Many of the new values had increased, she said, but until "we were sure everything was good, we left what we call the override values" from the old system.

If, for example, a property was valued at $200,000 under the old system but $203,000 under the new system, the override value would still be $200,000.

"The problem we ran into after the first year was that ... the values would not match what was on folks' tax bill, because we left the override values from the old system in place," she said.

"In 2008, we decided it created so much confusion with taxpayers that would get a record that didn't match what they were billed with, so we decided to take all the overrides off."

While one third of the county's properties are assessed annually, only a portion of May's notifications were due to the reassessments.

Many of the notifications informing homeowners of an increase resulted from removing the overrides.
Kirkpatrick said the reassessment process is "really where the market takes us," with properties picked almost at random.

"You're going to have to go to places that develop and change," she said. "There's no geographic tone to that, it's really market driven."

For example, Kirkpatrick said, some people may get hit year after year, while others may fly under the radar for several years.

Gerry Purcell has been hit several times. One of the more vocal taxpayers, he was tapped with the override change the year after his property received a 35 percent increase.

Purcell appealed the 35 percent increase, which was later reduced to 28 percent.

"This year, I received another increase," he said. "In the scheme of things, its only another couple of percentage points. That doesn't really correlate with where the market is."

Purcell started talking to others in his small neighborhood and eventually throughout the county.

He said from the people he's talked with, those hit the hardest have been those who aren't in subdivisions and people with homes around the lake.

"There were areas that went up that people didn't expect to go up, like the lake," Kirkpatrick said.

"Lake properties are those that typically draw folks that want to live on the water, and will pay whatever they can afford to pay. There seems to be no rhyme or reason to it."

A decline may follow

Because assessments are based on the previous year's figures, in this case 2007, they don't necessarily reflect the current economic downturn.

As the economy has continued to decline over the past seven months, however, the changes likely will be reflected in next year's assessments.

In Forsyth County, though, Kirkpatrick said the decline is nowhere near the rest of the state or nation.

Forsyth and Fayette counties faired the best in the state in terms of the fewest foreclosures and drops in value, she said.

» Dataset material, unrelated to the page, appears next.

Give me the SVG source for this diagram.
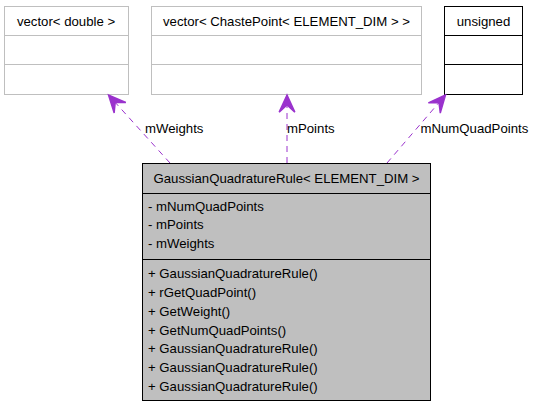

"People think we're in a total state of devastation," she said. "I'm not really sure that's occurring as strong in Forsyth County. I'm not going to deny it's occurring at some extent, but ... there's a little more stability in this county."

Because the increases hit during one of the worst economic times in years, Kirkpatrick said, more people are looking to blame the system.

But, she said, there are no problems with the new system and her staff is willing to sit down with any taxpayer to explain the changes directly.

It is too late to appeal changes this year, but there is a window to appeal any changes before next year's values are locked in.

"If they have been unhappy with what has happened this year, they can come in between January and April 1 and file a return with us," she said. "Because if by chance we don't reappraise their area next year, they won't get a notice.

"That causes the board to have to review the parcel and send another notice next year, and that opens the door to generate a notice for them to appeal next year. It won't reimburse them this year, but they can do something for next year."